To do:
Search the data for the word "this" and copy every line where it occurs.

Material shown:
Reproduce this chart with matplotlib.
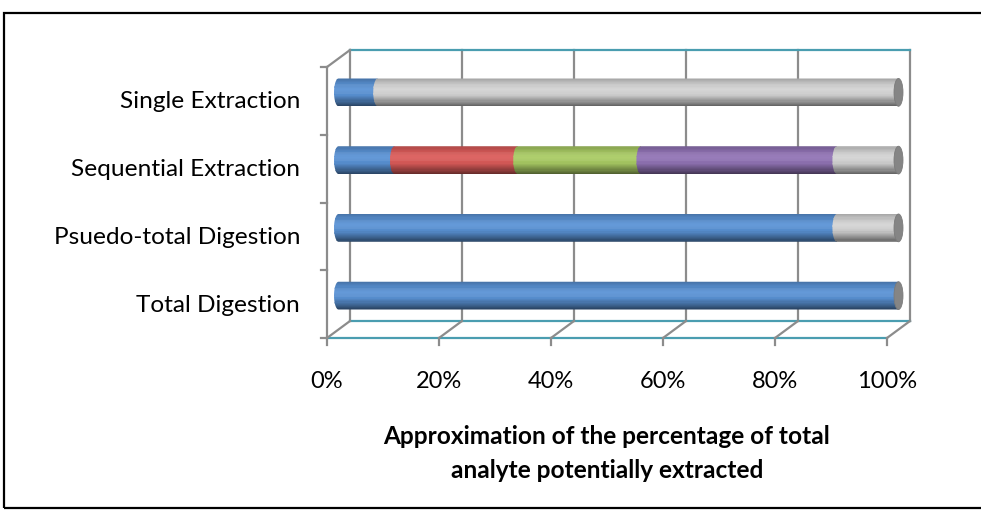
import numpy as np
import matplotlib
matplotlib.use("Agg")
import matplotlib.pyplot as plt
from matplotlib.patches import Polygon, Ellipse, Rectangle
from matplotlib.transforms import ScaledTranslation
import matplotlib.colors as mcolors

# ---- data -------------------------------------------------------------
categories = ["Total Digestion", "Psuedo-total Digestion",
              "Sequential Extraction", "Single Extraction"]
# stacked shares (percent) per category, left to right
segments = [
    [100],
    [89, 11],
    [10, 22, 22, 35, 11],
    [7, 93],
]
segment_colors = [
    ["#5A93D6"],
    ["#5A93D6", "#D4D4D4"],
    ["#5A93D6", "#DC5C5A", "#AACC64", "#9274B6", "#D4D4D4"],
    ["#5A93D6", "#D4D4D4"],
]
tick_values = [0, 20, 40, 60, 80, 100]
tick_labels = ["0%", "20%", "40%", "60%", "80%", "100%"]
xlabel_lines = ["Approximation of the percentage of total",
                "analyte potentially extracted"]

# ---- figure / axes ----------------------------------------------------
W, H, DPI = 981, 512, 100
fig = plt.figure(figsize=(W / DPI, H / DPI), dpi=DPI)
FONT = "Lato"

# front plane of the 3-D box in pixels
fx0, fx1 = 327, 887
fy_top, fy_bot = 67, 338
ax = fig.add_axes([fx0 / W, 1 - fy_bot / H, (fx1 - fx0) / W, (fy_bot - fy_top) / H])
ax.set_xlim(0, 100)
ax.set_ylim(-0.5, len(categories) - 0.5)
ax.axis("off")

# depth offsets (pixels): back wall and mid-depth where the cylinders sit
DX, DY = 23, 17
back = ax.transData + ScaledTranslation(DX / DPI, DY / DPI, fig.dpi_scale_trans)
mid = ax.transData + ScaledTranslation(11.5 / DPI, 8.5 / DPI, fig.dpi_scale_trans)

grid_gray = "#8C8C8C"
wall_teal = "#4A9DB0"
y_lo, y_hi = -0.5, len(categories) - 0.5

# back wall gridlines
for v in tick_values:
    ax.plot([v, v], [y_lo, y_hi], color=grid_gray, lw=1.6, transform=back,
            clip_on=False, zorder=1)
# back wall top / bottom edges
ax.plot([0, 100], [y_hi, y_hi], color=wall_teal, lw=1.6, transform=back, clip_on=False, zorder=1)
ax.plot([0, 100], [y_lo, y_lo], color=wall_teal, lw=1.6, transform=back, clip_on=False, zorder=1)
# front floor edge
ax.plot([0, 100], [y_lo, y_lo], color=wall_teal, lw=1.6, clip_on=False, zorder=1)
# floor diagonals
for v in tick_values:
    x0, y0 = ax.transData.transform((v, y_lo))
    x1, y1 = back.transform((v, y_lo))
    fig.add_artist(plt.Line2D([x0 / W, x1 / W], [y0 / H, y1 / H], color=grid_gray,
                              lw=1.6, transform=fig.transFigure, zorder=1))
# left side wall: front vertical axis and top diagonal
ax.plot([0, 0], [y_lo, y_hi], color=grid_gray, lw=1.6, clip_on=False, zorder=1)
x0, y0 = ax.transData.transform((0, y_hi))
x1, y1 = back.transform((0, y_hi))
fig.add_artist(plt.Line2D([x0 / W, x1 / W], [y0 / H, y1 / H], color=grid_gray,
                          lw=1.6, transform=fig.transFigure, zorder=1))
# category tick marks on the left axis
for k in range(len(categories) + 1):
    yk = y_lo + k
    px, py = ax.transData.transform((0, yk))
    fig.add_artist(plt.Line2D([(px - 6) / W, px / W], [py / H, py / H], color=grid_gray,
                              lw=1.6, transform=fig.transFigure, zorder=1))
# value tick marks under the floor
for v in tick_values:
    px, py = ax.transData.transform((v, y_lo))
    fig.add_artist(plt.Line2D([px / W, px / W], [py / H, (py - 7) / H], color=grid_gray,
                              lw=1.6, transform=fig.transFigure, zorder=1))


# ---- cylinders --------------------------------------------------------
def shade(color, t):
    """Brightness profile across the cylinder (t: 0 bottom, 1 top)."""
    r, g, b = mcolors.to_rgb(color)
    prof = np.interp(t, [0.0, 0.12, 0.4, 0.62, 0.85, 1.0],
                     [0.45, 0.62, 0.95, 1.0, 0.9, 0.78])
    c = np.array([r, g, b]) * prof
    if 0.45 < t < 0.8:
        c = c + (1 - c) * 0.06
    return tuple(np.clip(c, 0, 1))


BAR_H = 0.41
CAP_W = 0.8          # half-width of end ellipse in data units
N_STRIPS = 24
theta = np.linspace(np.pi / 2, 3 * np.pi / 2, 40)

for ci, (vals, cols) in enumerate(zip(segments, segment_colors)):
    left = 0.0
    for vi, (v, col) in enumerate(zip(vals, cols)):
        right = left + v
        hb = BAR_H / 2
        xs = list(left + CAP_W * np.cos(theta)) + [right, right]
        ys = list(ci + hb * np.sin(theta)) + [ci - hb, ci + hb]
        clip = Polygon(np.column_stack([xs, ys]), closed=True, transform=mid,
                       facecolor="none", edgecolor="none", clip_on=False)
        ax.add_patch(clip)
        z = 3 + vi * 0.1
        edges = np.linspace(ci - hb, ci + hb, N_STRIPS + 1)
        for k in range(N_STRIPS):
            t = (k + 0.5) / N_STRIPS
            bars = ax.barh(edges[k], right - left + CAP_W + 0.2, left=left - CAP_W - 0.1,
                           height=edges[k + 1] - edges[k] + 0.004, align="edge",
                           color=shade(col, t), linewidth=0, transform=mid, zorder=z)
            for b in bars:
                b.set_clip_box(None)
                b.set_clip_path(clip)
        left = right
    cap = Ellipse((left, ci), 2 * CAP_W, BAR_H, transform=mid, facecolor="#858585",
                  edgecolor="#7A7A7A", lw=0.6, zorder=4, clip_on=False)
    ax.add_patch(cap)

# ---- text -------------------------------------------------------------
for ci, name in enumerate(categories):
    px, py = ax.transData.transform((0, ci))
    fig.text((fx0 - 27) / W, (py - 1) / H, name, ha="right", va="center",
             fontsize=17.6, family=FONT, color="#000000")

for v, lab in zip(tick_values, tick_labels):
    px, _ = ax.transData.transform((v, 0))
    fig.text(px / W, 1 - 381 / H, lab, ha="center", va="center",
             fontsize=17, family=FONT)

cx = (fx0 + fx1) / 2 / W
fig.text(cx, 1 - 437 / H, xlabel_lines[0], ha="center", va="center",
         fontsize=17.6, family=FONT, fontweight="bold")
fig.text(cx, 1 - 470 / H, xlabel_lines[1], ha="center", va="center",
         fontsize=17.6, family=FONT, fontweight="bold")

# outer frame
fig.add_artist(Rectangle((4 / W, 1 - 508 / H), (W + 10) / W, (508 - 13) / H,
                         transform=fig.transFigure, facecolor="none",
                         edgecolor="black", lw=1.6, zorder=0))

fig.savefig("out.png", dpi=DPI)
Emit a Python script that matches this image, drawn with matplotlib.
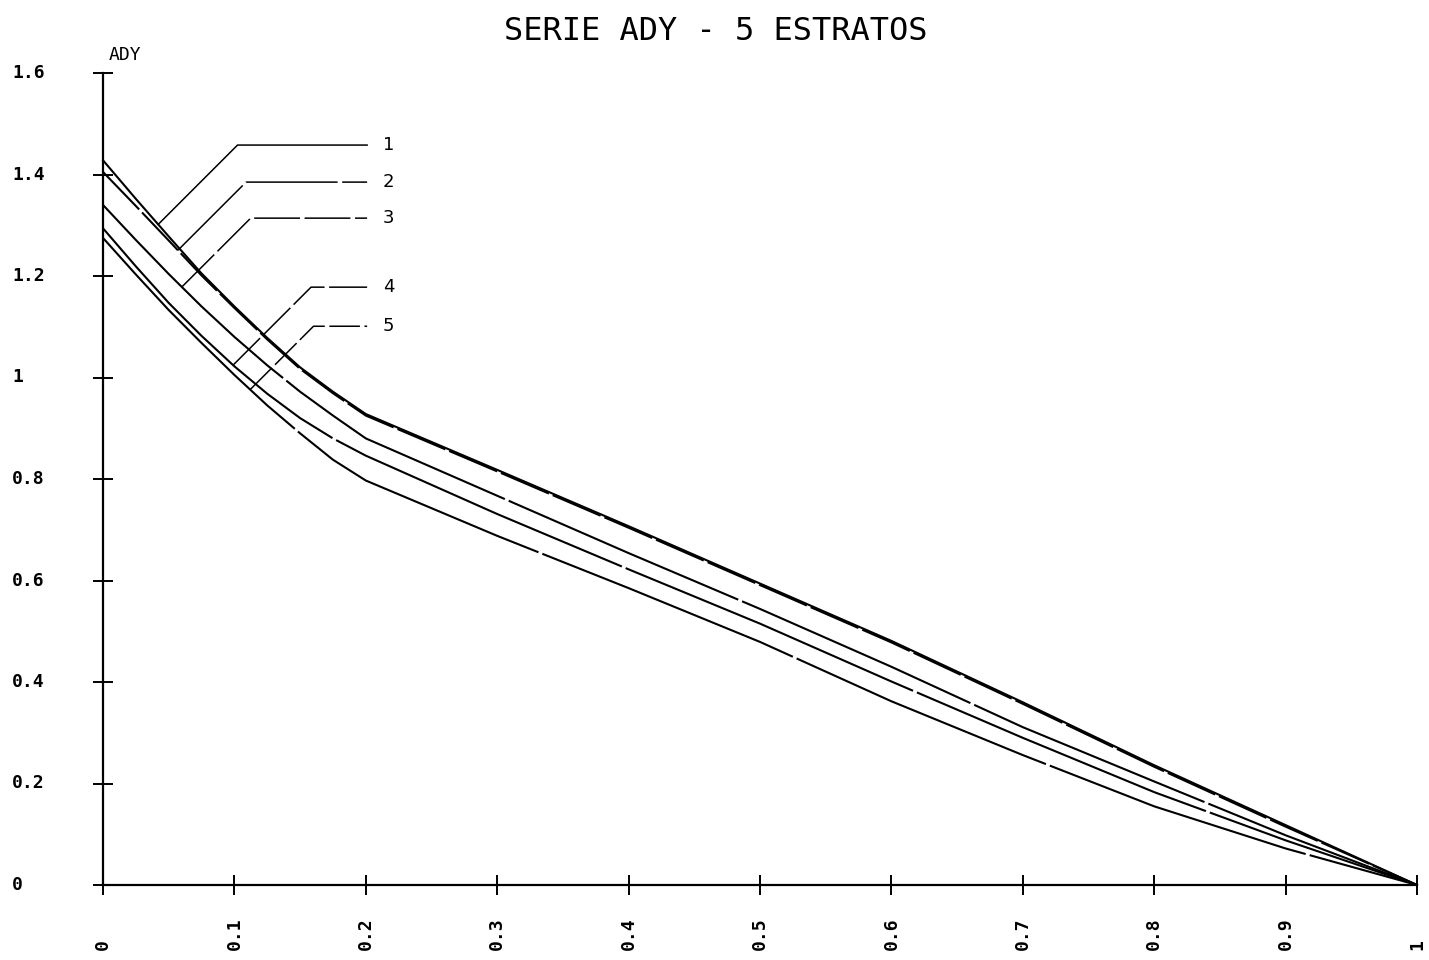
import numpy as np
import matplotlib
matplotlib.use("Agg")
import matplotlib.pyplot as plt

# ---- data ----
x = [0, 0.025, 0.05, 0.075, 0.1, 0.125, 0.15, 0.175, 0.2, 0.3, 0.4, 0.5, 0.6, 0.7, 0.8, 0.9, 1.0]
curve1 = [1.428, 1.352, 1.278, 1.205, 1.140, 1.078, 1.020, 0.972, 0.928, 0.818, 0.707, 0.594, 0.481, 0.360, 0.236, 0.118, 0.0]
curve2 = [1.405, 1.338, 1.270, 1.201, 1.137, 1.075, 1.017, 0.969, 0.925, 0.815, 0.704, 0.591, 0.478, 0.357, 0.233, 0.115, 0.0]
curve3 = [1.340, 1.271, 1.204, 1.140, 1.080, 1.024, 0.972, 0.925, 0.880, 0.767, 0.654, 0.544, 0.430, 0.311, 0.204, 0.098, 0.0]
curve4 = [1.294, 1.219, 1.147, 1.082, 1.022, 0.968, 0.920, 0.880, 0.846, 0.731, 0.622, 0.515, 0.401, 0.290, 0.183, 0.088, 0.0]
curve5 = [1.275, 1.203, 1.133, 1.068, 1.005, 0.945, 0.890, 0.838, 0.797, 0.688, 0.585, 0.479, 0.362, 0.256, 0.155, 0.072, 0.0]
series = [curve1, curve2, curve3, curve4, curve5]
series_names = ["1", "2", "3", "4", "5"]

xticks = [0, 0.1, 0.2, 0.3, 0.4, 0.5, 0.6, 0.7, 0.8, 0.9, 1.0]
xtick_labels = ["0", "0.1", "0.2", "0.3", "0.4", "0.5", "0.6", "0.7", "0.8", "0.9", "1"]
yticks = [0, 0.2, 0.4, 0.6, 0.8, 1.0, 1.2, 1.4, 1.6]
ytick_labels = ["0", "0.2", "0.4", "0.6", "0.8", "1", "1.2", "1.4", "1.6"]

title = "SERIE ADY - 5 ESTRATOS"
ylabel = "ADY"

# ---- layout / style ----
leader_start_x = [0.042, 0.057, 0.060, 0.099, 0.112]
leader_kink_y = [1.458, 1.385, 1.314, 1.178, 1.101]
leader_end_x = 0.201
label_x = 0.213
line_styles = ["-", (0, (25, 2)), (0, (120, 2)), (0, (150, 2)), (0, (130, 2))]
leader_styles = ["-", (0, (60, 3)), (0, (30, 3)), (0, (25, 3)), (0, (20, 3))]

W, H = 1429, 960
fig = plt.figure(figsize=(W / 100, H / 100), dpi=100)
x0, x1 = 103, 1417
y0, y1 = 885, 73
ax = fig.add_axes([x0 / W, 1 - y0 / H, (x1 - x0) / W, (y0 - y1) / H])
ax.set_xlim(0, 1)
ax.set_ylim(0, 1.6)

for s, ls in zip(series, line_styles):
    ax.plot(x, s, color="black", lw=1.5, linestyle=ls, clip_on=False,
            solid_joinstyle="round")

for sp in ["top", "right"]:
    ax.spines[sp].set_visible(False)
for sp in ["left", "bottom"]:
    ax.spines[sp].set_linewidth(1.6)
    ax.spines[sp].set_color("black")

ax.set_xticks(xticks)
ax.set_yticks(yticks)
ax.set_xticklabels([])
ax.set_yticklabels([])
ax.tick_params(axis="both", direction="inout", length=15, width=1.4, color="black")

mono = "DejaVu Sans Mono"
ytr = ax.get_yaxis_transform()
for v, lab in zip(yticks, ytick_labels):
    ax.text((12 - x0) / (x1 - x0), v, lab, transform=ytr, ha="left", va="center",
            family=mono, fontsize=13, fontweight="bold")

xtr = ax.get_xaxis_transform()
for v, lab in zip(xticks, xtick_labels):
    ax.text(v, -(950 - y0) / (y0 - y1), lab, transform=xtr, rotation=90,
            rotation_mode="anchor", ha="left", va="center",
            family=mono, fontsize=13, fontweight="bold")

ax.text(0.004, 1 + (y1 - 55) / (y0 - y1), ylabel, transform=ax.transAxes,
        ha="left", va="center", family=mono, fontsize=13)

fig.text(0.501, 1 - 32 / H, title, ha="center", va="center", family=mono, fontsize=23)

# leader lines with labels (45 degree in screen space)
px_ratio = (1.6 / (y0 - y1)) / (1.0 / (x1 - x0))
for s, name, sx, ky, ls in zip(series, series_names, leader_start_x, leader_kink_y, leader_styles):
    sy = float(np.interp(sx, x, s))
    kx = sx + (ky - sy) / px_ratio
    ax.plot([sx, kx, leader_end_x], [sy, ky, ky], color="black", lw=1.1,
            linestyle=ls, clip_on=False)
    ax.text(label_x, ky, name, ha="left", va="center", fontsize=13, family="DejaVu Sans")

fig.savefig("out.png", dpi=100, facecolor="white")
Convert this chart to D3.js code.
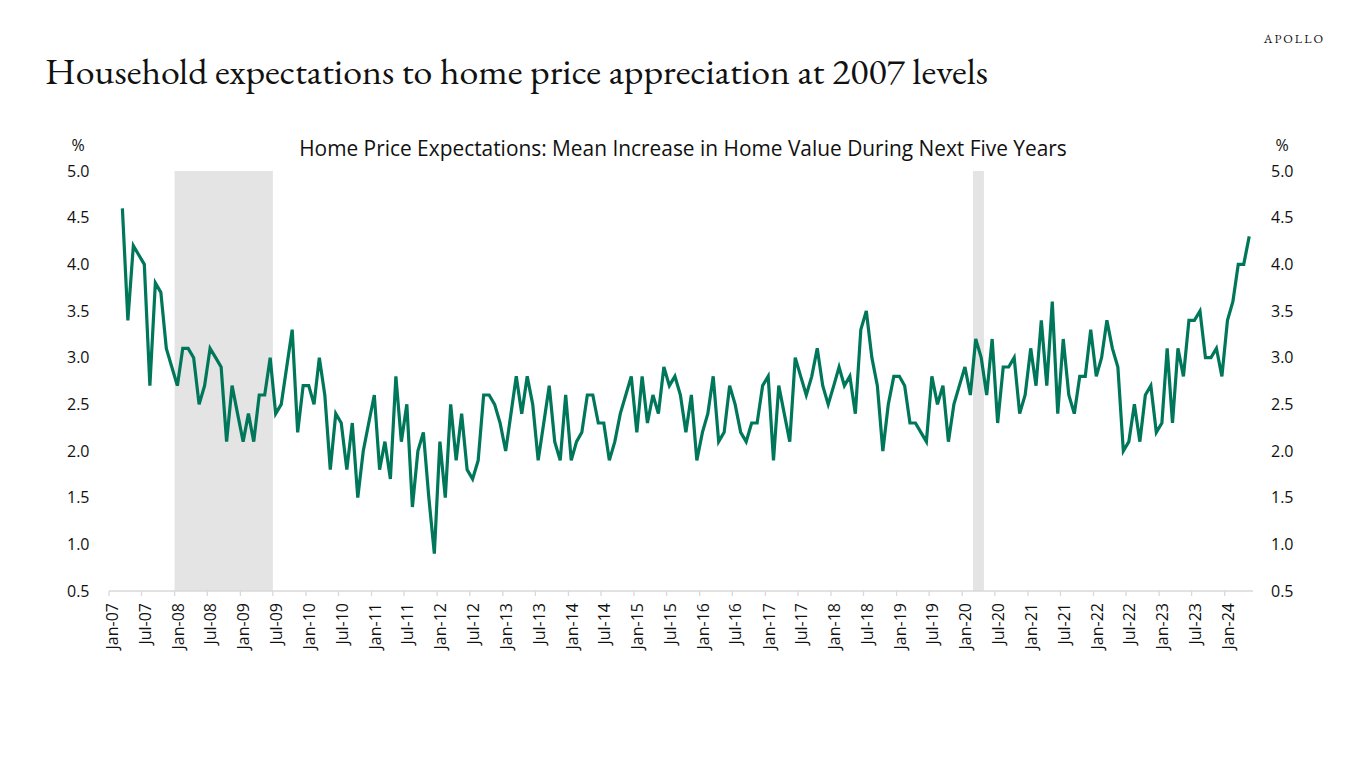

Task output:
Reproduce this chart with matplotlib.
Emit a Python script that matches this image, drawn with matplotlib.
Convert this chart to D3.js code.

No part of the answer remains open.